4. Watch Out for Market Volatility
It’s normal for short-term volatility in the market performance, and even though you may be worried when you see you are losing value in your retirement plan, remember to have a long-term view. There are several things you can do to protect your investments from market volatility.
Diversify your investment portfolio and mitigate risk. This is the single most important thing you can do to protect your investments. Shift to conservative investments as you get older so they can weather volatility. Have more cash on hand and be diligent with your contributions. Don't panic and cancel your 401(k) and cash out, especially before you reach retirement age, because you’ll have to pay an early withdrawal penalty. Speak to an experienced financial planner if you’re worried about market volatility and what it may mean for your nest egg.
5. Protect Your 401(k) Against Inflation
While there’s not much you can do about inflation, you can take several steps to insulate your retirement account against it. Continue maintaining your contributions, even when it seems difficult to stretch your paycheck too far. If you can, increase your contributions so your 401(k) can continue to grow.

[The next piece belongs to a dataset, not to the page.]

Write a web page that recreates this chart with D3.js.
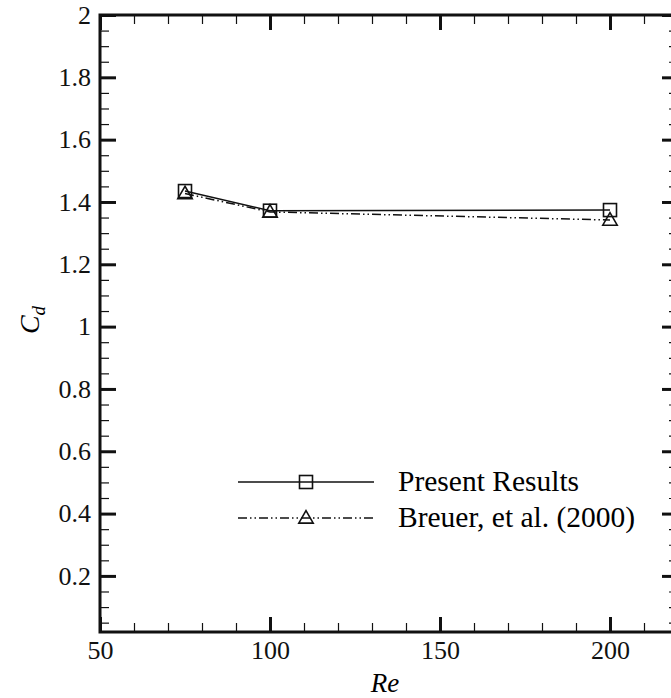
<!DOCTYPE html>
<html>
<head>
<meta charset="utf-8">
<script src="https://cdn.jsdelivr.net/npm/d3@7"></script>
</head>
<body style="margin:0; background:#fff">
<svg width="671" height="698" font-family="Liberation Serif"></svg>
<script>
// data
let reValues = [75, 100, 200];
let presentCd = [1.435, 1.372, 1.374];
let breuerCd = [1.427, 1.368, 1.342];

let xMajor = [50, 100, 150, 200];
let yMajor = [0.2, 0.4, 0.6, 0.8, 1, 1.2, 1.4, 1.6, 1.8, 2];
let legendNames = ["Present Results", "Breuer, et al. (2000)"];

let serif = "Liberation Serif";

let svg = d3.select('svg');
let margin = { left: 100, top: 15, right: 678, bottom: 632 };

let xScale = d3.scaleLinear().domain([50, 220]).range([margin.left, margin.right]);
let yScale = d3.scaleLinear().domain([0.02, 2]).range([margin.bottom, margin.top]);

let xMinor = d3.range(50, 221, 10).filter(v => v % 50 != 0);
let yMinor = d3.range(0.05, 2.0, 0.05).filter(v => Math.abs(v / 0.2 - Math.round(v / 0.2)) > 0.01);

let g = svg.append('g');

// ticks, all pointing inside the box
function addAxis(axis, transform, size, values, labels, major) {
    let a = g.append('g')
        .attr('transform', transform)
        .call(axis.tickValues(values).tickSize(size).tickPadding(9)
            .tickFormat(labels ? (d => d3.format('~g')(d)) : ''));
    a.attr('font-family', serif).attr('font-size', 26);
    a.select('.domain').remove();
    a.selectAll('.tick line').attr('stroke', '#111').attr('stroke-width', major ? 3 : 1.2);
    a.selectAll('.tick text')
        .attr('font-family', serif)
        .attr('font-size', 26)
        .attr('fill', '#111');
    return a;
}

addAxis(d3.axisBottom(xScale), 'translate(0,' + margin.bottom + ')', -15, xMajor, true, true);
addAxis(d3.axisBottom(xScale), 'translate(0,' + margin.bottom + ')', -9, xMinor, false, false);
addAxis(d3.axisTop(xScale), 'translate(0,' + margin.top + ')', -15, xMajor, false, true);
addAxis(d3.axisTop(xScale), 'translate(0,' + margin.top + ')', -9, xMinor, false, false);
addAxis(d3.axisLeft(yScale), 'translate(' + margin.left + ',0)', -16, yMajor, true, true);
addAxis(d3.axisLeft(yScale), 'translate(' + margin.left + ',0)', -9, yMinor, false, false);
addAxis(d3.axisRight(yScale), 'translate(' + margin.right + ',0)', -16, yMajor, false, true);
addAxis(d3.axisRight(yScale), 'translate(' + margin.right + ',0)', -9, yMinor, false, false);

// frame
g.append('rect')
    .attr('x', margin.left).attr('y', margin.top)
    .attr('width', margin.right - margin.left).attr('height', margin.bottom - margin.top)
    .attr('fill', 'none').attr('stroke', '#111').attr('stroke-width', 3);

// axis titles
g.append('text')
    .attr('x', 385).attr('y', 692)
    .attr('text-anchor', 'middle')
    .attr('font-family', serif)
    .attr('font-size', 27).attr('font-style', 'italic')
    .text('Re');

let yl = g.append('text')
    .attr('transform', 'translate(39,320) rotate(-90)')
    .attr('text-anchor', 'middle')
    .attr('font-family', serif)
    .attr('font-size', 28).attr('font-style', 'italic');
yl.append('tspan').text('C');
yl.append('tspan').attr('dy', 6).attr('font-size', 19).text('d');

// series
let dashBreuer = '9,3,1.5,3,1.5,3';
let line = d3.line().x(d => xScale(d[0])).y(d => yScale(d[1]));
let present = reValues.map((r, i) => [r, presentCd[i]]);
let breuer = reValues.map((r, i) => [r, breuerCd[i]]);

g.append('path').datum(breuer).attr('d', line)
    .attr('fill', 'none').attr('stroke', '#111').attr('stroke-width', 1.5)
    .attr('stroke-dasharray', dashBreuer);
g.append('path').datum(present).attr('d', line)
    .attr('fill', 'none').attr('stroke', '#111').attr('stroke-width', 1.5);

let tri = d3.symbol().type(d3.symbolTriangle).size(90);

function square(sel, x, y) {
    sel.append('rect')
        .attr('x', x - 6.5).attr('y', y - 6.5).attr('width', 13).attr('height', 13)
        .attr('fill', 'none').attr('stroke', '#111').attr('stroke-width', 1.6);
}
function triangle(sel, x, y) {
    sel.append('path').attr('d', tri)
        .attr('transform', 'translate(' + x + ',' + (y + 1) + ')')
        .attr('fill', 'none').attr('stroke', '#111').attr('stroke-width', 1.6);
}

present.forEach(d => square(g, xScale(d[0]), yScale(d[1])));
breuer.forEach(d => triangle(g, xScale(d[0]), yScale(d[1])));

// legend
let lg = g.append('g');
let legY = [482, 518];
lg.append('line').attr('x1', 238).attr('x2', 374).attr('y1', legY[0]).attr('y2', legY[0])
    .attr('stroke', '#111').attr('stroke-width', 1.5);
square(lg, 306, legY[0]);
lg.append('line').attr('x1', 238).attr('x2', 374).attr('y1', legY[1]).attr('y2', legY[1])
    .attr('stroke', '#111').attr('stroke-width', 1.5).attr('stroke-dasharray', dashBreuer);
triangle(lg, 306, legY[1]);
legendNames.forEach((n, i) => {
    lg.append('text')
        .attr('x', 398).attr('y', legY[i] + 9)
        .attr('font-family', serif)
        .attr('font-size', 29.5)
        .text(n);
});
</script>
</body>
</html>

Spread your investment across different types of investments to minimize risks and reduce the impact of inflation. For example, short-term bonds may be safer during times of higher inflation. Some real estate stocks may also be suitable during inflation. Try to find ways to minimize your investment fees, especially during inflation. The less fees you pay, the higher your average 401(k) rate of return can be.
6. Keep an Eye on Fees
Some investments may have high costs, and they can negatively impact the performance of your 401(k) balance over time. Pick investments with the lowest fees that still match your risk tolerance. Federal laws require 401(k) plans to send an annual fee disclosure statement to each participant. You’ll be able to find the costs of each fund in the plan. Review the statement to see if the fees are too high, and talk to your HR department to see if you can change your plan.
Plan for Retirement Income from Your 401(k)
Your 401(k) is not a retirement income plan on its own, but it’s a vital source of income for retirees. Your retirement income plan should take into consideration your 401(k) along with other sources such as cash reserves in savings accounts, investments, IRAs, income from pensions and annuities, and Social Security benefits. Having multiple income streams will allow you to efficiently generate a higher retirement income.
Once you turn 59 ½ years old, you no longer have to pay the early withdrawal penalty, but you still have to pay taxes to the IRS because 401(k) withdrawals are not tax-free. You can begin taking withdrawals at this point, but it doesn’t mean you should. If you don’t need an income, it may be worth it to let the funds grow. The exact amount you should withdraw from your 401(k) account will vary based on your individual circumstances. One popular retirement withdrawal strategy is the 4% rule, which states that you can safely withdraw up to 4% of your savings when you retire and adjust for inflation for each year for 30 years. Consider your retirement financial goals to determine the right withdrawal amount for you.
The Bottom Line on Average 401(k) Rate of Return
Careful retirement savings and consistent contributions can help you ensure a pleasant and comfortable retirement. With an average 3% to 8% rate of return on 401(k) accounts, ensure you contribute enough to take full advantage of your company match. Avoid withdrawing before you turn 59 ½, and educate yourself about different retirement withdrawal strategies so you can stretch your retirement funds further. Talk to a money management professional and seek investment advice to ensure you are on track to achieve your retirement goals.